** BEGIN **

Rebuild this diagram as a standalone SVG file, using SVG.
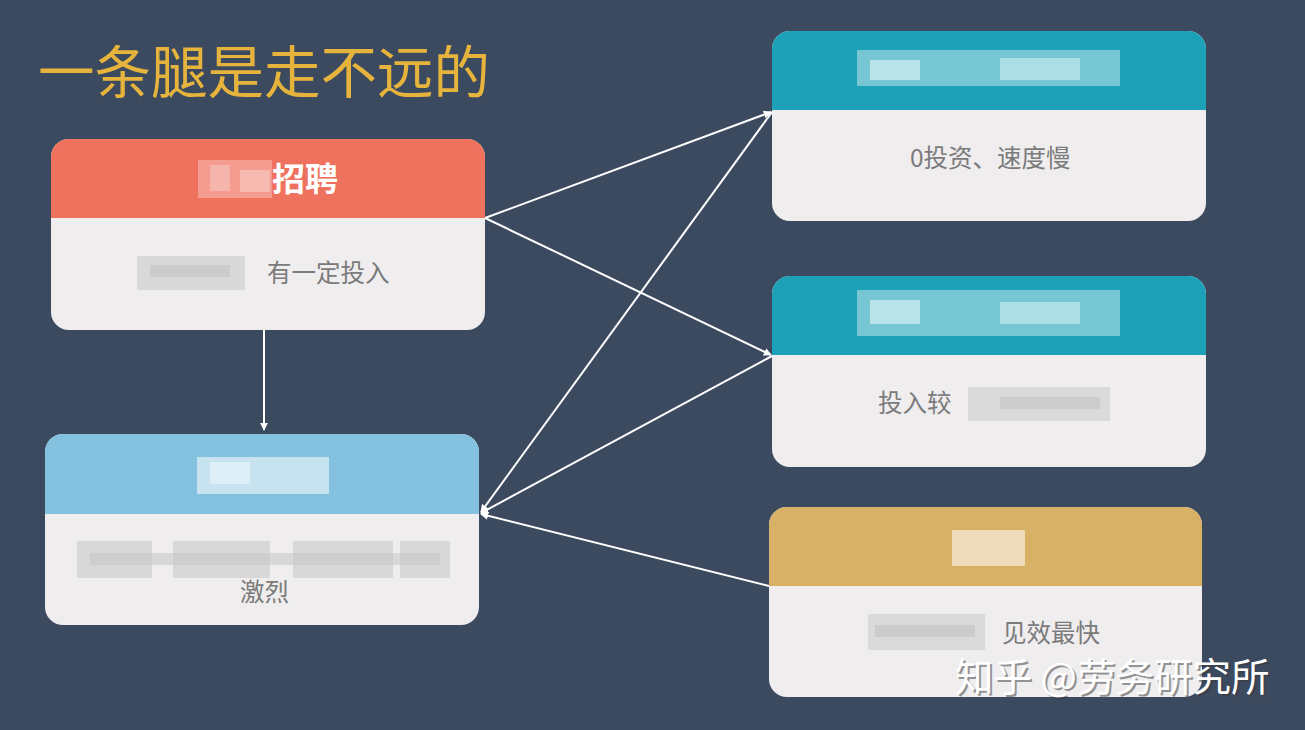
<svg xmlns="http://www.w3.org/2000/svg" width="1305" height="730" viewBox="0 0 1305 730">
<defs>
<style>
.body{fill:#efedee}
.btxt{font-family:"Noto Sans CJK SC","Noto Sans",sans-serif;font-size:24.5px;fill:#7b7b7b}
.htxt{font-family:"Noto Sans CJK SC","Noto Sans",sans-serif;font-size:33px;font-weight:bold;fill:#ffffff}
.conn{stroke:#ffffff;stroke-width:2;fill:none;marker-end:url(#ah)}
.mg{fill:#bdbdbd}
.mw{fill:#ffffff}
</style>
<marker id="ah" viewBox="0 0 10 10" refX="9" refY="5" markerWidth="8" markerHeight="8" orient="auto" markerUnits="userSpaceOnUse">
<path d="M0,0 L10,5 L0,10 z" fill="#ffffff"/>
</marker>
<clipPath id="c1"><rect x="51" y="139" width="434" height="191" rx="18"/></clipPath>
<clipPath id="c2"><rect x="45" y="434" width="434" height="191" rx="18"/></clipPath>
<clipPath id="c3"><rect x="772" y="31" width="434" height="190" rx="18"/></clipPath>
<clipPath id="c4"><rect x="772" y="276" width="434" height="191" rx="18"/></clipPath>
<clipPath id="c5"><rect x="769" y="507" width="433" height="190" rx="18"/></clipPath>
</defs>
<rect width="1305" height="730" fill="#3c4a60"/>
<text x="38" y="93" font-family="Noto Sans CJK SC,Noto Sans,sans-serif" font-size="56.5" fill="#e6b43c">一条腿是走不远的</text>

<g id="connectors">
<line class="conn" x1="485" y1="218" x2="771" y2="112"/>
<line class="conn" x1="485" y1="218" x2="771" y2="355"/>
<line class="conn" x1="772" y1="112" x2="481" y2="512"/>
<line class="conn" x1="772" y1="356" x2="481" y2="513"/>
<line class="conn" x1="769" y1="586" x2="481" y2="514"/>
<line class="conn" x1="264" y1="330" x2="264" y2="430"/>
</g>

<g id="node-recruit" clip-path="url(#c1)">
<rect class="body" x="51" y="139" width="434" height="191"/>
<rect x="51" y="139" width="434" height="79" fill="#ef725f"/>
<g opacity="0.6">
<rect class="mw" x="198" y="160" width="74" height="38" opacity="0.5"/>
<rect class="mw" x="210" y="165" width="20" height="26" opacity="0.6"/>
<rect class="mw" x="240" y="170" width="30" height="22" opacity="0.7"/>
</g>
<text class="htxt" x="272" y="191">招聘</text>
<g opacity="0.8">
<rect class="mg" x="137" y="256" width="108" height="34" opacity="0.5"/>
<rect class="mg" x="150" y="265" width="80" height="12" opacity="0.7"/>
</g>
<text class="btxt" x="267" y="282">有一定投入</text>
</g>

<g id="node-blue" clip-path="url(#c2)">
<rect class="body" x="45" y="434" width="434" height="191"/>
<rect x="45" y="434" width="434" height="80" fill="#84c1de"/>
<rect class="mw" x="197" y="457" width="132" height="37" opacity="0.55"/>
<rect class="mw" x="210" y="462" width="40" height="22" opacity="0.4"/>
<g opacity="0.85">
<rect class="mg" x="77" y="541" width="75" height="37" opacity="0.5"/>
<rect class="mg" x="173" y="541" width="97" height="37" opacity="0.5"/>
<rect class="mg" x="293" y="541" width="100" height="37" opacity="0.5"/>
<rect class="mg" x="400" y="541" width="50" height="37" opacity="0.5"/>
<rect class="mg" x="90" y="553" width="350" height="12" opacity="0.5"/>
</g>
<text class="btxt" x="240" y="601">激烈</text>
</g>

<g id="node-top" clip-path="url(#c3)">
<rect class="body" x="772" y="31" width="434" height="190"/>
<rect x="772" y="31" width="434" height="79" fill="#1da1b8"/>
<rect class="mw" x="857" y="50" width="263" height="36" opacity="0.4"/>
<rect class="mw" x="870" y="60" width="50" height="20" opacity="0.5"/>
<rect class="mw" x="1000" y="58" width="80" height="22" opacity="0.4"/>
<text class="btxt" x="910" y="167">0投资、速度慢</text>
</g>

<g id="node-mid" clip-path="url(#c4)">
<rect class="body" x="772" y="276" width="434" height="191"/>
<rect x="772" y="276" width="434" height="79" fill="#1da1b8"/>
<rect class="mw" x="857" y="290" width="263" height="46" opacity="0.4"/>
<rect class="mw" x="870" y="300" width="50" height="24" opacity="0.5"/>
<rect class="mw" x="1000" y="302" width="80" height="22" opacity="0.4"/>
<text class="btxt" x="878" y="412">投入较</text>
<g opacity="0.85">
<rect class="mg" x="968" y="387" width="142" height="34" opacity="0.45"/>
<rect class="mg" x="1000" y="397" width="100" height="12" opacity="0.6"/>
</g>
</g>

<g id="node-gold" clip-path="url(#c5)">
<rect class="body" x="769" y="507" width="433" height="190"/>
<rect x="769" y="507" width="433" height="79" fill="#d8b066"/>
<rect class="mw" x="952" y="530" width="73" height="36" opacity="0.55"/>
<g opacity="0.85">
<rect class="mg" x="868" y="614" width="117" height="36" opacity="0.45"/>
<rect class="mg" x="875" y="625" width="100" height="12" opacity="0.6"/>
</g>
<text class="btxt" x="1002" y="642">见效最快</text>
</g>

<text x="955" y="691" font-family="Noto Sans CJK SC,Noto Sans,sans-serif" font-size="38.5" fill="#3a3a3a" opacity="0.5" transform="translate(2,2)">知乎 @劳务研究所</text>
<text x="955" y="691" font-family="Noto Sans CJK SC,Noto Sans,sans-serif" font-size="38.5" fill="#ffffff">知乎 @劳务研究所</text>
</svg>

** END **

> **GOAL**:
Quote the material exactly. Pictures stay out.

> **EXERCISE OUTPUT**:
Rebuild this diagram as a standalone SVG file, using SVG.
<svg xmlns="http://www.w3.org/2000/svg" width="1305" height="730" viewBox="0 0 1305 730">
<defs>
<style>
.body{fill:#efedee}
.btxt{font-family:"Noto Sans CJK SC","Noto Sans",sans-serif;font-size:24.5px;fill:#7b7b7b}
.htxt{font-family:"Noto Sans CJK SC","Noto Sans",sans-serif;font-size:33px;font-weight:bold;fill:#ffffff}
.conn{stroke:#ffffff;stroke-width:2;fill:none;marker-end:url(#ah)}
.mg{fill:#bdbdbd}
.mw{fill:#ffffff}
</style>
<marker id="ah" viewBox="0 0 10 10" refX="9" refY="5" markerWidth="8" markerHeight="8" orient="auto" markerUnits="userSpaceOnUse">
<path d="M0,0 L10,5 L0,10 z" fill="#ffffff"/>
</marker>
<clipPath id="c1"><rect x="51" y="139" width="434" height="191" rx="18"/></clipPath>
<clipPath id="c2"><rect x="45" y="434" width="434" height="191" rx="18"/></clipPath>
<clipPath id="c3"><rect x="772" y="31" width="434" height="190" rx="18"/></clipPath>
<clipPath id="c4"><rect x="772" y="276" width="434" height="191" rx="18"/></clipPath>
<clipPath id="c5"><rect x="769" y="507" width="433" height="190" rx="18"/></clipPath>
</defs>
<rect width="1305" height="730" fill="#3c4a60"/>
<text x="38" y="93" font-family="Noto Sans CJK SC,Noto Sans,sans-serif" font-size="56.5" fill="#e6b43c">一条腿是走不远的</text>

<g id="connectors">
<line class="conn" x1="485" y1="218" x2="771" y2="112"/>
<line class="conn" x1="485" y1="218" x2="771" y2="355"/>
<line class="conn" x1="772" y1="112" x2="481" y2="512"/>
<line class="conn" x1="772" y1="356" x2="481" y2="513"/>
<line class="conn" x1="769" y1="586" x2="481" y2="514"/>
<line class="conn" x1="264" y1="330" x2="264" y2="430"/>
</g>

<g id="node-recruit" clip-path="url(#c1)">
<rect class="body" x="51" y="139" width="434" height="191"/>
<rect x="51" y="139" width="434" height="79" fill="#ef725f"/>
<g opacity="0.6">
<rect class="mw" x="198" y="160" width="74" height="38" opacity="0.5"/>
<rect class="mw" x="210" y="165" width="20" height="26" opacity="0.6"/>
<rect class="mw" x="240" y="170" width="30" height="22" opacity="0.7"/>
</g>
<text class="htxt" x="272" y="191">招聘</text>
<g opacity="0.8">
<rect class="mg" x="137" y="256" width="108" height="34" opacity="0.5"/>
<rect class="mg" x="150" y="265" width="80" height="12" opacity="0.7"/>
</g>
<text class="btxt" x="267" y="282">有一定投入</text>
</g>

<g id="node-blue" clip-path="url(#c2)">
<rect class="body" x="45" y="434" width="434" height="191"/>
<rect x="45" y="434" width="434" height="80" fill="#84c1de"/>
<rect class="mw" x="197" y="457" width="132" height="37" opacity="0.55"/>
<rect class="mw" x="210" y="462" width="40" height="22" opacity="0.4"/>
<g opacity="0.85">
<rect class="mg" x="77" y="541" width="75" height="37" opacity="0.5"/>
<rect class="mg" x="173" y="541" width="97" height="37" opacity="0.5"/>
<rect class="mg" x="293" y="541" width="100" height="37" opacity="0.5"/>
<rect class="mg" x="400" y="541" width="50" height="37" opacity="0.5"/>
<rect class="mg" x="90" y="553" width="350" height="12" opacity="0.5"/>
</g>
<text class="btxt" x="240" y="601">激烈</text>
</g>

<g id="node-top" clip-path="url(#c3)">
<rect class="body" x="772" y="31" width="434" height="190"/>
<rect x="772" y="31" width="434" height="79" fill="#1da1b8"/>
<rect class="mw" x="857" y="50" width="263" height="36" opacity="0.4"/>
<rect class="mw" x="870" y="60" width="50" height="20" opacity="0.5"/>
<rect class="mw" x="1000" y="58" width="80" height="22" opacity="0.4"/>
<text class="btxt" x="910" y="167">0投资、速度慢</text>
</g>

<g id="node-mid" clip-path="url(#c4)">
<rect class="body" x="772" y="276" width="434" height="191"/>
<rect x="772" y="276" width="434" height="79" fill="#1da1b8"/>
<rect class="mw" x="857" y="290" width="263" height="46" opacity="0.4"/>
<rect class="mw" x="870" y="300" width="50" height="24" opacity="0.5"/>
<rect class="mw" x="1000" y="302" width="80" height="22" opacity="0.4"/>
<text class="btxt" x="878" y="412">投入较</text>
<g opacity="0.85">
<rect class="mg" x="968" y="387" width="142" height="34" opacity="0.45"/>
<rect class="mg" x="1000" y="397" width="100" height="12" opacity="0.6"/>
</g>
</g>

<g id="node-gold" clip-path="url(#c5)">
<rect class="body" x="769" y="507" width="433" height="190"/>
<rect x="769" y="507" width="433" height="79" fill="#d8b066"/>
<rect class="mw" x="952" y="530" width="73" height="36" opacity="0.55"/>
<g opacity="0.85">
<rect class="mg" x="868" y="614" width="117" height="36" opacity="0.45"/>
<rect class="mg" x="875" y="625" width="100" height="12" opacity="0.6"/>
</g>
<text class="btxt" x="1002" y="642">见效最快</text>
</g>

<text x="955" y="691" font-family="Noto Sans CJK SC,Noto Sans,sans-serif" font-size="38.5" fill="#3a3a3a" opacity="0.5" transform="translate(2,2)">知乎 @劳务研究所</text>
<text x="955" y="691" font-family="Noto Sans CJK SC,Noto Sans,sans-serif" font-size="38.5" fill="#ffffff">知乎 @劳务研究所</text>
</svg>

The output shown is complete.